La classifica beffa degli atenei: salari alti ma non per merito

I baroni italiani sono i più pagati d’Europa e i secondi al mondo. Ma nelle graduatorie delle migliori università le nostre scompaiono

La classifica beffa degli atenei: salari alti ma non per merito

L’insegnamento, si sa, è un’esperienza arricchente,cultu­ralmente e umanamente. A certe latitudini più che ad altre e non so­lo dal punto di vista culturale. I no­stri professori universitari lo san­no bene: loro possono godere di parecchie gratificazioni, soprat­tutto dal punto di vista economi­co, tanto da meritarsi il primo po­st­o nella classifica di docenti mag­giormente retribuiti dell’Unione europea.

Il felice –per loro –primato è cer­tificato da un’inchiesta del quoti­diano svizzero Neue Zürcher Zei­tung condotta con meticolosità in 28 paesi con risultati che in parte confermano quanto già emerso in passato sugli atenei del bengo­di: con 13.677 euro mensili lordi al mese sono proprio i nostri docen­ti i più pagati dell’Unione euro­pea, seguiti dai britannici, che in­cassano 12.554 euro e dagli olan­desi che guadagnano 10.685 euro.

Distanti dagli standard remunera­tivi italiani, si piazzano poi i tede­schi con 9.575 euro e i francesi.
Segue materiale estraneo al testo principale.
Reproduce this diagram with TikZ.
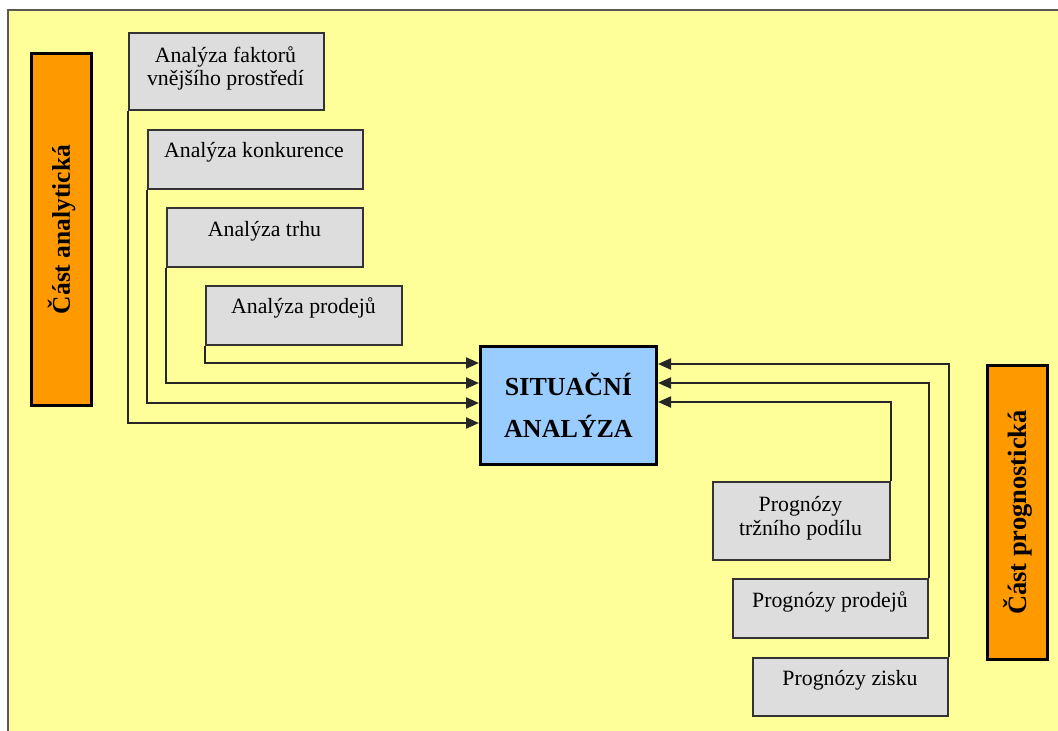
\documentclass[tikz,border=0pt]{standalone}
\usepackage{fontspec}
\setmainfont{Liberation Serif}
\usetikzlibrary{arrows.meta}
\definecolor{bgyellow}{HTML}{FFFF99}
\definecolor{boxgray}{HTML}{DDDDDD}
\definecolor{sitblue}{HTML}{99CCFF}
\definecolor{barorange}{HTML}{FF9900}
\tikzset{
  box/.style={draw=black!80, line width=2pt, fill=boxgray, anchor=north west, inner sep=0pt},
  lbl/.style={anchor=base, inner sep=0pt, font=\fontsize{21.8}{24}\selectfont},
  bar/.style={draw=black, line width=3pt, fill=barorange, anchor=north west, inner sep=0pt},
  bartext/.style={rotate=90, inner sep=0pt, font=\bfseries\fontsize{25.5}{28}\selectfont},
  arr/.style={draw=black!85, line width=2.2pt, -{Triangle[length=13pt,width=11pt]}}
}
\begin{document}
\begin{tikzpicture}[x=1pt,y=-1pt]
\useasboundingbox (0,0) rectangle (1058,731);
\fill[white] (0,0) rectangle (1058,731);
\draw[draw=black!65, line width=1.6pt, fill=bgyellow] (8,10) rectangle (1064,737);

% side bars
\node[bar, minimum width=60, minimum height=352] (barL) at (30,52) {};
\node[bartext] (barLt) at (barL.center) {Část analytická};
\node[bar, minimum width=60, minimum height=294] (barR) at (986,364) {};
\node[bartext, font=\bfseries\fontsize{26.5}{28}\selectfont] (barRt) at (barR.center) {Část prognostická};

% central box
\node[draw=black, line width=3pt, fill=sitblue, minimum width=176, minimum height=118, anchor=north west, inner sep=0pt, align=center, font=\bfseries\fontsize{26}{42}\selectfont] (sit) at (479,345) {SITUAČNÍ\\ANALÝZA};

% analysis boxes
\node[box, minimum width=195, minimum height=77] (b1) at (128,32) {};
\node[lbl] (b1a) at (225.5,62) {Analýza faktorů};
\node[lbl] (b1b) at (225.5,85) {vnějšího prostředí};
\node[box, minimum width=215, minimum height=59] (b2) at (147,129) {};
\node[lbl] (b2a) at (254,157) {Analýza konkurence};
\node[box, minimum width=196, minimum height=59] (b3) at (166,207) {};
\node[lbl] (b3a) at (264.5,236) {Analýza trhu};
\node[box, minimum width=196, minimum height=59] (b4) at (205,285) {};
\node[lbl] (b4a) at (303.5,313) {Analýza prodejů};

% prognosis boxes
\node[box, minimum width=177, minimum height=78] (p1) at (712,481) {};
\node[lbl] (p1a) at (800.5,511) {Prognózy};
\node[lbl] (p1b) at (800.5,535) {tržního podílu};
\node[box, minimum width=195, minimum height=59] (p2) at (732,578) {};
\node[lbl] (p2a) at (830,607) {Prognózy prodejů};
\node[box, minimum width=195, minimum height=58] (p3) at (752,657) {};
\node[lbl] (p3a) at (850,685) {Prognózy zisku};

% connectors
\draw[arr] (b4.south west) |- (sit.west |- 0,363);
\draw[arr] (b3.south west) |- (sit.west |- 0,383);
\draw[arr] (b2.south west) |- (sit.west |- 0,403);
\draw[arr] (b1.south west) |- (sit.west |- 0,423);
\draw[arr] (p1.north east) |- (sit.east |- 0,402);
\draw[arr] (p2.north east) |- (sit.east |- 0,383);
\draw[arr] (p3.north east) |- (sit.east |- 0,364);
\end{tikzpicture}
\end{document}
Secondo l’inchiesta della Neue Zürcher Zeitung l’Italia non con­quisterebbe medaglie nella classi­fica mondiale, ma i docenti del bel paese hanno comunque di che es­ser contenti: fuori dal podio solo per un soffio, si collocano al quar­to posto dopo Svizzera, Canada e Sud Africa. Insomma le pubblica­zio­ni relative agli stipendi dei pro­fessori universitari confermano il primato italiano e la reazione del­la categoria è sempre la stessa: «Noi i più ricchi? Non lo sapeva­mo ». Il fatto è che i docenti devo­no essere rimasti i soli a non esser­ne al corrente, perché il primato trova parecchie altre conferme. Anche se non trova altrettanti ri­scontri sul fronte dell’eccellenza: nelle graduatorie sugli atenei mi­gliori infatti l’Italia si vede col bino­colo. E dire che sul fronte econo­mico, appunto, i prof italiani non dovrebbero avere da lamentarsi. Anzi secondo un altro studio, con­dotto da Philip Altbach e quattro colleghi del Center for internatio­nal higher education ( autori del li­bro Paying the professoriate ), i do­ce­nti italiani finirebbero addirittu­ra sul podio mondiale: al secondo posto dopo il Canada nella classifi­ca dello «stipendio lordo medio» parametrato al costo della vita, mentre sarebbero terzi nel «top le­vel ». I docenti italiani scendono, invece, nella paga d’ingresso: si trovano al decimo posto insieme a Olanda e Argentina a conferma­re che anzi­anità e baronaggio van­no spesso a braccetto. Gli stipendi più bassi sono invece quelli presi dai professori cinesi con 259 dolla­ri al mese, dai colleghi armeni (405 dollari) e gli etiopi (864 dolla­ri). Lo studio permette anche di scoprire aspetti curiosi del lavoro universitario: ad esempio che in Messico per evitare la fuga dei do­centi verso gli Usa, è stato stabilito di dare un bonus in denaro per il primo matrimonio oltre a sidro e tacchini per Natale. E che i docen­ti nei paesi anglosassoni vengono pagati per l’effettiva durata del la­voro, per cui se lavorano 9 mesi perché in estate l’università è chiu­sa, vengono pagati per 9 mesi.

Certo, lo stipendio preso in con­sid­erazione da alcune di queste ri­cerche che periodicamente fan­no discutere e accapigliare è speci­ficato al lordo, e le tasse possono influire in modo diverso sul gua­dagno netto da paese a paese, ma il dato fa comunque riflettere, so­pratt­utto perché al primato italia­no della remunerazione non corri­sponde nessun particolare ricono­scimento sul piano della qualità. Per trovare l’Italia nella QS World University Rankings 2011/2012, la classifica delle migliori universi­tà del mondo stilata ogni anno bi­sogna leggere fino alla 183 riga: è l'università di Bologna il primo ateneo del bel paese che si trova in classifica, seguita dalla Sapienza al posto numero 210.

Ai primi po­sti non compare nessun nome ita­liano: sono la Harvard University, il Massachusetts Institute of Tech­nology (Mit), la Yale University e l’University of Oxford a svettare. Chissà se i professori italiani san­no almeno questo.